* EXERCISE:
Pictures excluded, return the lines below from the first through the line holding "const refYear = 1899;".

* * *

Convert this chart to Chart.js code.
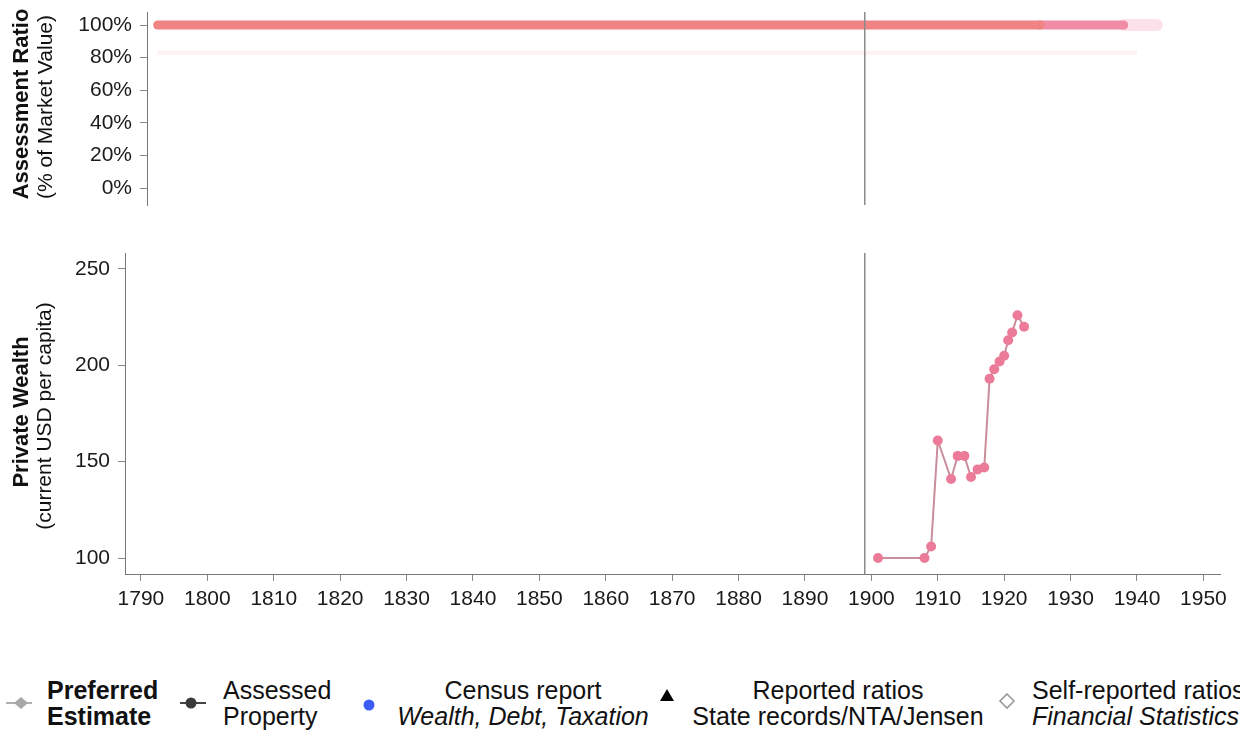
<!DOCTYPE html>
<html>
<head>
<meta charset="utf-8">
<script src="https://cdn.jsdelivr.net/npm/chart.js@4/dist/chart.umd.min.js"></script>
<style>
  html, body { margin:0; padding:0; background:#fff; }
  body { width:1240px; height:734px; overflow:hidden; position:relative; font-family:"Liberation Sans", Arial, Helvetica, sans-serif; color:#111; }
  canvas { position:absolute; left:0; }
  #top { top:0; }
  #bottom { top:240px; }
  .lg { position:absolute; font-size:25px; line-height:26px; white-space:nowrap; }
  .lg.c { text-align:center; }
  .mk { position:absolute; }
</style>
</head>
<body>
<canvas id="top" width="1240" height="215"></canvas>
<canvas id="bottom" width="1240" height="390"></canvas>

<!-- legend -->
<svg class="mk" style="left:4px;top:692px" width="30" height="22"><line x1="2" y1="11" x2="28" y2="11" stroke="#b0b0b0" stroke-width="2"/><path d="M10 11 L17 5 L24 11 L17 17 Z" fill="#a8a8a8"/></svg>
<div class="lg" style="left:47px;top:677px;font-weight:bold">Preferred<br>Estimate</div>
<svg class="mk" style="left:178px;top:692px" width="30" height="22"><line x1="2" y1="11" x2="28" y2="11" stroke="#444" stroke-width="2"/><circle cx="13" cy="11" r="5.5" fill="#3a3a3a"/></svg>
<div class="lg" style="left:223px;top:677px">Assessed<br>Property</div>
<svg class="mk" style="left:360px;top:696px" width="18" height="18"><circle cx="9" cy="9" r="5.5" fill="#3c5cf5"/></svg>
<div class="lg c" style="left:381px;top:677px;width:284px">Census report<br><i>Wealth, Debt, Taxation</i></div>
<svg class="mk" style="left:658px;top:686px" width="18" height="18"><path d="M9 3 L16 15 L2 15 Z" fill="#000"/></svg>
<div class="lg c" style="left:686px;top:677px;width:304px">Reported ratios<br>State records/NTA/Jensen</div>
<svg class="mk" style="left:997px;top:691px" width="20" height="20"><path d="M10 3 L17 10 L10 17 L3 10 Z" fill="#fff" stroke="#9a9a9a" stroke-width="1.6"/></svg>
<div class="lg" style="left:1032px;top:677px">Self-reported ratios<br><i>Financial Statistics</i></div>

<script>
// ---------------- data ----------------
const refYear = 1899;

// Top panel: assessment ratio (% of market value)
const ratioMainYears  = [1792.5, 1925.4];
const ratioMainValues = [100, 100];
const ratioTailYears  = [1925.4, 1938];
const ratioTailValues = [100, 100];
const ratioFadeYears  = [1938, 1943];
const ratioFadeValues = [100, 100];
const ratioFaintYears  = [1792.5, 1940];
const ratioFaintValues = [83, 83];
const ratioTicks = [0, 20, 40, 60, 80, 100];

// Bottom panel: private wealth (current USD per capita)
const wealthYears  = [1901, 1908, 1909, 1910, 1912, 1913, 1914, 1915, 1916, 1917,
                      1917.8, 1918.5, 1919.3, 1920, 1920.6, 1921.2, 1922, 1923];
const wealthValues = [100, 100, 106, 161, 141, 153, 153, 142, 146, 147,
                      193, 198, 202, 205, 213, 217, 226, 220];
const wealthTicks = [100, 150, 200, 250];
const yearTicks = [1790, 1800, 1810, 1820, 1830, 1840, 1850, 1860, 1870, 1880,
                   1890, 1900, 1910, 1920, 1930, 1940, 1950];

// ---------------- helpers ----------------
const FONT = '"Liberation Sans", Arial, Helvetica, sans-serif';
const pts = (xs, ys) => xs.map((x, i) => ({ x: x, y: ys[i] }));

const refLine = {
  id: 'refLine',
  afterDatasetsDraw(chart) {
    const x = chart.scales.x.getPixelForValue(refYear);
    const a = chart.chartArea;
    const ctx = chart.ctx;
    ctx.save();
    ctx.strokeStyle = '#8a8a8a';
    ctx.lineWidth = 1.5;
    ctx.beginPath();
    ctx.moveTo(x, a.top);
    ctx.lineTo(x, a.bottom);
    ctx.stroke();
    ctx.restore();
  }
};

const yTitle = {
  id: 'yTitle',
  afterDraw(chart, args, opts) {
    const ctx = chart.ctx;
    ctx.save();
    ctx.fillStyle = '#111';
    ctx.textAlign = 'center';
    ctx.textBaseline = 'middle';
    (opts.lines || []).forEach(l => {
      ctx.save();
      ctx.translate(l.x, l.y);
      ctx.rotate(-Math.PI / 2);
      ctx.font = l.font;
      ctx.fillText(l.text, 0, 0);
      ctx.restore();
    });
    ctx.restore();
  }
};

const fitY = w => s => { s.width = w; s.paddingTop = 0; s.paddingBottom = 0; };
const fitX = h => s => { s.height = h; s.paddingLeft = 0; s.paddingRight = 0; };

const tickStyle = { font: { family: FONT, size: 21 }, color: '#1a1a1a' };

// ---------------- top chart ----------------
new Chart(document.getElementById('top'), {
  type: 'scatter',
  data: {
    datasets: [
      { data: pts(ratioFaintYears, ratioFaintValues), showLine: true, borderColor: 'rgba(240,140,150,0.12)', borderWidth: 4, pointRadius: 0 },
      { data: pts(ratioMainYears, ratioMainValues), showLine: true, borderColor: 'rgb(240,132,132)', borderWidth: 9, borderCapStyle: 'round', pointRadius: 0 },
      { data: pts(ratioTailYears, ratioTailValues), showLine: true, borderColor: 'rgb(240,140,165)', borderWidth: 9, borderCapStyle: 'round', pointRadius: 0 },
      { data: pts(ratioFadeYears, ratioFadeValues), showLine: true, borderColor: 'rgba(245,170,195,0.35)', borderWidth: 12, borderCapStyle: 'round', pointRadius: 0 }
    ]
  },
  options: {
    responsive: false, animation: false, devicePixelRatio: 1,
    layout: { padding: { left: 0, right: 20, top: 12, bottom: 10 } },
    plugins: {
      legend: { display: false }, tooltip: { enabled: false },
      yTitle: { lines: [
        { text: 'Assessment Ratio', x: 22, y: 104, font: 'bold 22px ' + FONT },
        { text: '(% of Market Value)', x: 46, y: 107, font: '21px ' + FONT }
      ] }
    },
    scales: {
      x: { type: 'linear', display: false, min: 1790.9, max: 1952.5 },
      y: {
        type: 'linear', min: -10.4, max: 108,
        afterFit: fitY(147),
        afterBuildTicks: s => { s.ticks = ratioTicks.map(v => ({ value: v })); },
        ticks: Object.assign({ padding: 8, callback: v => v + '%' }, tickStyle),
        grid: { drawOnChartArea: false, drawTicks: true, tickLength: 7, color: '#888' },
        border: { display: true, color: '#777', width: 1 }
      }
    }
  },
  plugins: [refLine, yTitle]
});

// ---------------- bottom chart ----------------
new Chart(document.getElementById('bottom'), {
  type: 'scatter',
  data: {
    datasets: [{
      data: pts(wealthYears, wealthValues),
      showLine: true,
      borderColor: '#c98d9b',
      borderWidth: 2,
      pointRadius: 5,
      pointBackgroundColor: '#ec7b99',
      pointBorderWidth: 0
    }]
  },
  options: {
    responsive: false, animation: false, devicePixelRatio: 1,
    layout: { padding: { left: 0, right: 20, top: 13, bottom: 0 } },
    plugins: {
      legend: { display: false }, tooltip: { enabled: false },
      yTitle: { lines: [
        { text: 'Private Wealth', x: 22, y: 172, font: 'bold 22px ' + FONT },
        { text: '(current USD per capita)', x: 45, y: 176, font: '21px ' + FONT }
      ] }
    },
    scales: {
      x: {
        type: 'linear', min: 1787.6, max: 1952.5,
        afterFit: fitX(56),
        afterBuildTicks: s => { s.ticks = yearTicks.map(v => ({ value: v })); },
        ticks: Object.assign({ padding: 6, maxRotation: 0, autoSkip: false, callback: v => String(v) }, tickStyle),
        grid: { drawOnChartArea: false, drawTicks: true, tickLength: 7, color: '#888' },
        border: { display: true, color: '#777', width: 1 }
      },
      y: {
        type: 'linear', min: 91.7, max: 258.3,
        afterFit: fitY(125),
        afterBuildTicks: s => { s.ticks = wealthTicks.map(v => ({ value: v })); },
        ticks: Object.assign({ padding: 8 }, tickStyle),
        grid: { drawOnChartArea: false, drawTicks: true, tickLength: 7, color: '#888' },
        border: { display: true, color: '#777', width: 1 }
      }
    }
  },
  plugins: [refLine, yTitle]
});
</script>
</body>
</html>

* * *

* SOLUTION FOR THIS PROBLEM:
Convert this chart to Chart.js code.
<!DOCTYPE html>
<html>
<head>
<meta charset="utf-8">
<script src="https://cdn.jsdelivr.net/npm/chart.js@4/dist/chart.umd.min.js"></script>
<style>
  html, body { margin:0; padding:0; background:#fff; }
  body { width:1240px; height:734px; overflow:hidden; position:relative; font-family:"Liberation Sans", Arial, Helvetica, sans-serif; color:#111; }
  canvas { position:absolute; left:0; }
  #top { top:0; }
  #bottom { top:240px; }
  .lg { position:absolute; font-size:25px; line-height:26px; white-space:nowrap; }
  .lg.c { text-align:center; }
  .mk { position:absolute; }
</style>
</head>
<body>
<canvas id="top" width="1240" height="215"></canvas>
<canvas id="bottom" width="1240" height="390"></canvas>

<!-- legend -->
<svg class="mk" style="left:4px;top:692px" width="30" height="22"><line x1="2" y1="11" x2="28" y2="11" stroke="#b0b0b0" stroke-width="2"/><path d="M10 11 L17 5 L24 11 L17 17 Z" fill="#a8a8a8"/></svg>
<div class="lg" style="left:47px;top:677px;font-weight:bold">Preferred<br>Estimate</div>
<svg class="mk" style="left:178px;top:692px" width="30" height="22"><line x1="2" y1="11" x2="28" y2="11" stroke="#444" stroke-width="2"/><circle cx="13" cy="11" r="5.5" fill="#3a3a3a"/></svg>
<div class="lg" style="left:223px;top:677px">Assessed<br>Property</div>
<svg class="mk" style="left:360px;top:696px" width="18" height="18"><circle cx="9" cy="9" r="5.5" fill="#3c5cf5"/></svg>
<div class="lg c" style="left:381px;top:677px;width:284px">Census report<br><i>Wealth, Debt, Taxation</i></div>
<svg class="mk" style="left:658px;top:686px" width="18" height="18"><path d="M9 3 L16 15 L2 15 Z" fill="#000"/></svg>
<div class="lg c" style="left:686px;top:677px;width:304px">Reported ratios<br>State records/NTA/Jensen</div>
<svg class="mk" style="left:997px;top:691px" width="20" height="20"><path d="M10 3 L17 10 L10 17 L3 10 Z" fill="#fff" stroke="#9a9a9a" stroke-width="1.6"/></svg>
<div class="lg" style="left:1032px;top:677px">Self-reported ratios<br><i>Financial Statistics</i></div>

<script>
// ---------------- data ----------------
const refYear = 1899;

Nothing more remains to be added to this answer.